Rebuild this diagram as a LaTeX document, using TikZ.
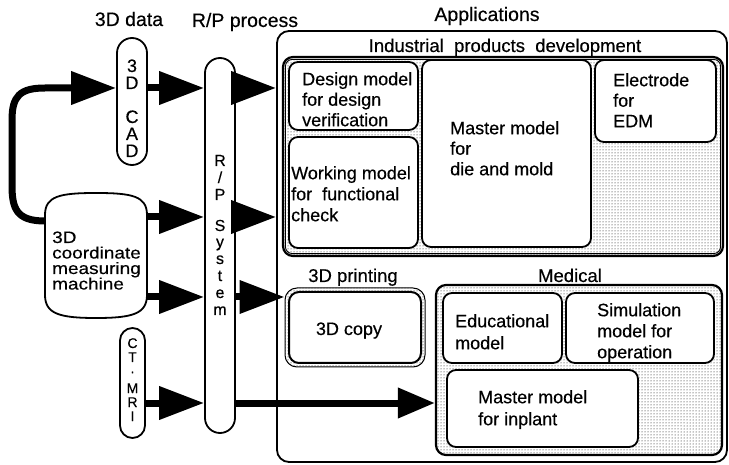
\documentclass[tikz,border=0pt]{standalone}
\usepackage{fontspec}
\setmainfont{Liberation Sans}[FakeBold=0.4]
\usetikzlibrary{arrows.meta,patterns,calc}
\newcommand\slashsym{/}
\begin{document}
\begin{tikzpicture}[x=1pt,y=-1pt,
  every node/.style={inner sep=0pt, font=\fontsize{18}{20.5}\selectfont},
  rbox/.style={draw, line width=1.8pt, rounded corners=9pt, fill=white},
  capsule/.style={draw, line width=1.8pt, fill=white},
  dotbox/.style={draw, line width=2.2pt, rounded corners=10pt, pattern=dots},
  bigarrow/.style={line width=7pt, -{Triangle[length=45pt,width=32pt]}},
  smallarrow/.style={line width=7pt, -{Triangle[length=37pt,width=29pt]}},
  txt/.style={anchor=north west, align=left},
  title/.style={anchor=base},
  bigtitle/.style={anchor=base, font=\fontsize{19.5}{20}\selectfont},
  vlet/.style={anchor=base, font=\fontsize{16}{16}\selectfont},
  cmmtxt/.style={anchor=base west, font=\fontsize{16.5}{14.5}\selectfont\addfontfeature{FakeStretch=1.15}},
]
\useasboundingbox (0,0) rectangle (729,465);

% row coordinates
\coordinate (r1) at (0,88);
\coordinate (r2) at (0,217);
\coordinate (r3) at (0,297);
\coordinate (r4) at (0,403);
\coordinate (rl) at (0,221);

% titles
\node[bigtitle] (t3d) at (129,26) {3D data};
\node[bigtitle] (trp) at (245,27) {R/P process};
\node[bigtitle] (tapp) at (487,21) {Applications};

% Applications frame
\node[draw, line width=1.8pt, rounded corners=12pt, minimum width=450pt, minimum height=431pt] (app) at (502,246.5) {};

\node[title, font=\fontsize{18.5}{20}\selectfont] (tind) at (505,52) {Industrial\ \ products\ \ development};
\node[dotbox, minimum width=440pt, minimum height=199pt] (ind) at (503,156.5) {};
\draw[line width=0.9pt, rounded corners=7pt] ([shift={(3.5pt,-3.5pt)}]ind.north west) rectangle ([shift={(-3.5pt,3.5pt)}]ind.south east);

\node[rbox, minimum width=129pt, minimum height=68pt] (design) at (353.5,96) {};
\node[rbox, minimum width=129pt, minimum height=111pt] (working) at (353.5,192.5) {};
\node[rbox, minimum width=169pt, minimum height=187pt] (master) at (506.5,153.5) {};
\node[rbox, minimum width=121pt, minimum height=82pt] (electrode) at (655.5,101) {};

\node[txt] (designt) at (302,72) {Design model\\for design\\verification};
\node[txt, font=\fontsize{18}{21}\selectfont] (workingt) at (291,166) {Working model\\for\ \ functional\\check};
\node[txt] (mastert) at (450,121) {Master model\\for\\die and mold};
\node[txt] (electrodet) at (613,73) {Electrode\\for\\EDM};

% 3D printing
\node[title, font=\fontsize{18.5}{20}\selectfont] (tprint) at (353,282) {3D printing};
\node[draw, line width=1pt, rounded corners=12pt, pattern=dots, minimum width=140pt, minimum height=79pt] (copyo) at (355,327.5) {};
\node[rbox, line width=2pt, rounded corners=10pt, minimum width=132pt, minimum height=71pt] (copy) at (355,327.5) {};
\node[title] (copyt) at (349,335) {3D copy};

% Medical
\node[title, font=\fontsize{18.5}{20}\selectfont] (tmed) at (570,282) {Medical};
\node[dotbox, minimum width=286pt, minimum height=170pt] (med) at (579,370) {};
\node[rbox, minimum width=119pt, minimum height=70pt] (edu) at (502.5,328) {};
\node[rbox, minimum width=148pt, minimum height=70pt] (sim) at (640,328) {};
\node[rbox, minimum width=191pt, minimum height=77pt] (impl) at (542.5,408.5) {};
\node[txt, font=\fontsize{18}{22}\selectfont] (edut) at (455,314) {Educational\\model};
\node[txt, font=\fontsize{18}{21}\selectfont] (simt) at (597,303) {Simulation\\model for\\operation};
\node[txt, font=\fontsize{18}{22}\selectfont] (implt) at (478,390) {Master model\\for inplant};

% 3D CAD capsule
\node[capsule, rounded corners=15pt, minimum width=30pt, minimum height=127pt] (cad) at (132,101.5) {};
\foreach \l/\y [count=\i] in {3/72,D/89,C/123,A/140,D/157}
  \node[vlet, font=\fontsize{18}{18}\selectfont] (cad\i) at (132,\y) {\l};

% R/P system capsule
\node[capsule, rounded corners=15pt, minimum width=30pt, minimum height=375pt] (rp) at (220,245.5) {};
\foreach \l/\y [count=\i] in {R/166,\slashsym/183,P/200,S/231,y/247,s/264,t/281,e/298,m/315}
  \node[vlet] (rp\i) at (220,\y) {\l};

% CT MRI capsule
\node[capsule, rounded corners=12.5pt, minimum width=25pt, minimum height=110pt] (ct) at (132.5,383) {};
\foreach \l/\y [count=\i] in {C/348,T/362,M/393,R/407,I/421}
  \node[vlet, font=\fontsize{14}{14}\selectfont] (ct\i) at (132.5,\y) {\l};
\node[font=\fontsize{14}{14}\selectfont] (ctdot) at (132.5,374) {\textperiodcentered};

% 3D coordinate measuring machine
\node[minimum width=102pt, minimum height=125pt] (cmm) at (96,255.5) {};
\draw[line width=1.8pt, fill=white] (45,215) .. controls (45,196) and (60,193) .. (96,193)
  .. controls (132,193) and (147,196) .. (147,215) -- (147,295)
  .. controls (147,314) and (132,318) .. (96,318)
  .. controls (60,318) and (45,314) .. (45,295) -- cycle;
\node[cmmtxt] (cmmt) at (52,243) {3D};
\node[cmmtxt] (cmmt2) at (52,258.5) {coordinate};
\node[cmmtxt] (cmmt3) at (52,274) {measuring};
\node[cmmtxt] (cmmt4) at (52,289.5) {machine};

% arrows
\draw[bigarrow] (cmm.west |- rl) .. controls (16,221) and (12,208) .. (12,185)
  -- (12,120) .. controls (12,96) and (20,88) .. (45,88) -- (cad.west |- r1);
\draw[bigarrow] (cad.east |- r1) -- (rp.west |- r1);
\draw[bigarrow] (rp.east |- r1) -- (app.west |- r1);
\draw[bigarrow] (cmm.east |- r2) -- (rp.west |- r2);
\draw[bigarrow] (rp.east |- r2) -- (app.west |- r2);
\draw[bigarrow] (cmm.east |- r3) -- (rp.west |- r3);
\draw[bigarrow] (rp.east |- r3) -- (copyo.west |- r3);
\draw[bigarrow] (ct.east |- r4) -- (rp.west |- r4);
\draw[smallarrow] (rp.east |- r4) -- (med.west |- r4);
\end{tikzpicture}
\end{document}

# Task instructions:
Repeat the listing verbatim. Skip the pictures.

# Response below:
Rebuild this diagram as a LaTeX document, using TikZ.
\documentclass[tikz,border=0pt]{standalone}
\usepackage{fontspec}
\setmainfont{Liberation Sans}[FakeBold=0.4]
\usetikzlibrary{arrows.meta,patterns,calc}
\newcommand\slashsym{/}
\begin{document}
\begin{tikzpicture}[x=1pt,y=-1pt,
  every node/.style={inner sep=0pt, font=\fontsize{18}{20.5}\selectfont},
  rbox/.style={draw, line width=1.8pt, rounded corners=9pt, fill=white},
  capsule/.style={draw, line width=1.8pt, fill=white},
  dotbox/.style={draw, line width=2.2pt, rounded corners=10pt, pattern=dots},
  bigarrow/.style={line width=7pt, -{Triangle[length=45pt,width=32pt]}},
  smallarrow/.style={line width=7pt, -{Triangle[length=37pt,width=29pt]}},
  txt/.style={anchor=north west, align=left},
  title/.style={anchor=base},
  bigtitle/.style={anchor=base, font=\fontsize{19.5}{20}\selectfont},
  vlet/.style={anchor=base, font=\fontsize{16}{16}\selectfont},
  cmmtxt/.style={anchor=base west, font=\fontsize{16.5}{14.5}\selectfont\addfontfeature{FakeStretch=1.15}},
]
\useasboundingbox (0,0) rectangle (729,465);

% row coordinates
\coordinate (r1) at (0,88);
\coordinate (r2) at (0,217);
\coordinate (r3) at (0,297);
\coordinate (r4) at (0,403);
\coordinate (rl) at (0,221);

% titles
\node[bigtitle] (t3d) at (129,26) {3D data};
\node[bigtitle] (trp) at (245,27) {R/P process};
\node[bigtitle] (tapp) at (487,21) {Applications};

% Applications frame
\node[draw, line width=1.8pt, rounded corners=12pt, minimum width=450pt, minimum height=431pt] (app) at (502,246.5) {};

\node[title, font=\fontsize{18.5}{20}\selectfont] (tind) at (505,52) {Industrial\ \ products\ \ development};
\node[dotbox, minimum width=440pt, minimum height=199pt] (ind) at (503,156.5) {};
\draw[line width=0.9pt, rounded corners=7pt] ([shift={(3.5pt,-3.5pt)}]ind.north west) rectangle ([shift={(-3.5pt,3.5pt)}]ind.south east);

\node[rbox, minimum width=129pt, minimum height=68pt] (design) at (353.5,96) {};
\node[rbox, minimum width=129pt, minimum height=111pt] (working) at (353.5,192.5) {};
\node[rbox, minimum width=169pt, minimum height=187pt] (master) at (506.5,153.5) {};
\node[rbox, minimum width=121pt, minimum height=82pt] (electrode) at (655.5,101) {};

\node[txt] (designt) at (302,72) {Design model\\for design\\verification};
\node[txt, font=\fontsize{18}{21}\selectfont] (workingt) at (291,166) {Working model\\for\ \ functional\\check};
\node[txt] (mastert) at (450,121) {Master model\\for\\die and mold};
\node[txt] (electrodet) at (613,73) {Electrode\\for\\EDM};

% 3D printing
\node[title, font=\fontsize{18.5}{20}\selectfont] (tprint) at (353,282) {3D printing};
\node[draw, line width=1pt, rounded corners=12pt, pattern=dots, minimum width=140pt, minimum height=79pt] (copyo) at (355,327.5) {};
\node[rbox, line width=2pt, rounded corners=10pt, minimum width=132pt, minimum height=71pt] (copy) at (355,327.5) {};
\node[title] (copyt) at (349,335) {3D copy};

% Medical
\node[title, font=\fontsize{18.5}{20}\selectfont] (tmed) at (570,282) {Medical};
\node[dotbox, minimum width=286pt, minimum height=170pt] (med) at (579,370) {};
\node[rbox, minimum width=119pt, minimum height=70pt] (edu) at (502.5,328) {};
\node[rbox, minimum width=148pt, minimum height=70pt] (sim) at (640,328) {};
\node[rbox, minimum width=191pt, minimum height=77pt] (impl) at (542.5,408.5) {};
\node[txt, font=\fontsize{18}{22}\selectfont] (edut) at (455,314) {Educational\\model};
\node[txt, font=\fontsize{18}{21}\selectfont] (simt) at (597,303) {Simulation\\model for\\operation};
\node[txt, font=\fontsize{18}{22}\selectfont] (implt) at (478,390) {Master model\\for inplant};

% 3D CAD capsule
\node[capsule, rounded corners=15pt, minimum width=30pt, minimum height=127pt] (cad) at (132,101.5) {};
\foreach \l/\y [count=\i] in {3/72,D/89,C/123,A/140,D/157}
  \node[vlet, font=\fontsize{18}{18}\selectfont] (cad\i) at (132,\y) {\l};

% R/P system capsule
\node[capsule, rounded corners=15pt, minimum width=30pt, minimum height=375pt] (rp) at (220,245.5) {};
\foreach \l/\y [count=\i] in {R/166,\slashsym/183,P/200,S/231,y/247,s/264,t/281,e/298,m/315}
  \node[vlet] (rp\i) at (220,\y) {\l};

% CT MRI capsule
\node[capsule, rounded corners=12.5pt, minimum width=25pt, minimum height=110pt] (ct) at (132.5,383) {};
\foreach \l/\y [count=\i] in {C/348,T/362,M/393,R/407,I/421}
  \node[vlet, font=\fontsize{14}{14}\selectfont] (ct\i) at (132.5,\y) {\l};
\node[font=\fontsize{14}{14}\selectfont] (ctdot) at (132.5,374) {\textperiodcentered};

% 3D coordinate measuring machine
\node[minimum width=102pt, minimum height=125pt] (cmm) at (96,255.5) {};
\draw[line width=1.8pt, fill=white] (45,215) .. controls (45,196) and (60,193) .. (96,193)
  .. controls (132,193) and (147,196) .. (147,215) -- (147,295)
  .. controls (147,314) and (132,318) .. (96,318)
  .. controls (60,318) and (45,314) .. (45,295) -- cycle;
\node[cmmtxt] (cmmt) at (52,243) {3D};
\node[cmmtxt] (cmmt2) at (52,258.5) {coordinate};
\node[cmmtxt] (cmmt3) at (52,274) {measuring};
\node[cmmtxt] (cmmt4) at (52,289.5) {machine};

% arrows
\draw[bigarrow] (cmm.west |- rl) .. controls (16,221) and (12,208) .. (12,185)
  -- (12,120) .. controls (12,96) and (20,88) .. (45,88) -- (cad.west |- r1);
\draw[bigarrow] (cad.east |- r1) -- (rp.west |- r1);
\draw[bigarrow] (rp.east |- r1) -- (app.west |- r1);
\draw[bigarrow] (cmm.east |- r2) -- (rp.west |- r2);
\draw[bigarrow] (rp.east |- r2) -- (app.west |- r2);
\draw[bigarrow] (cmm.east |- r3) -- (rp.west |- r3);
\draw[bigarrow] (rp.east |- r3) -- (copyo.west |- r3);
\draw[bigarrow] (ct.east |- r4) -- (rp.west |- r4);
\draw[smallarrow] (rp.east |- r4) -- (med.west |- r4);
\end{tikzpicture}
\end{document}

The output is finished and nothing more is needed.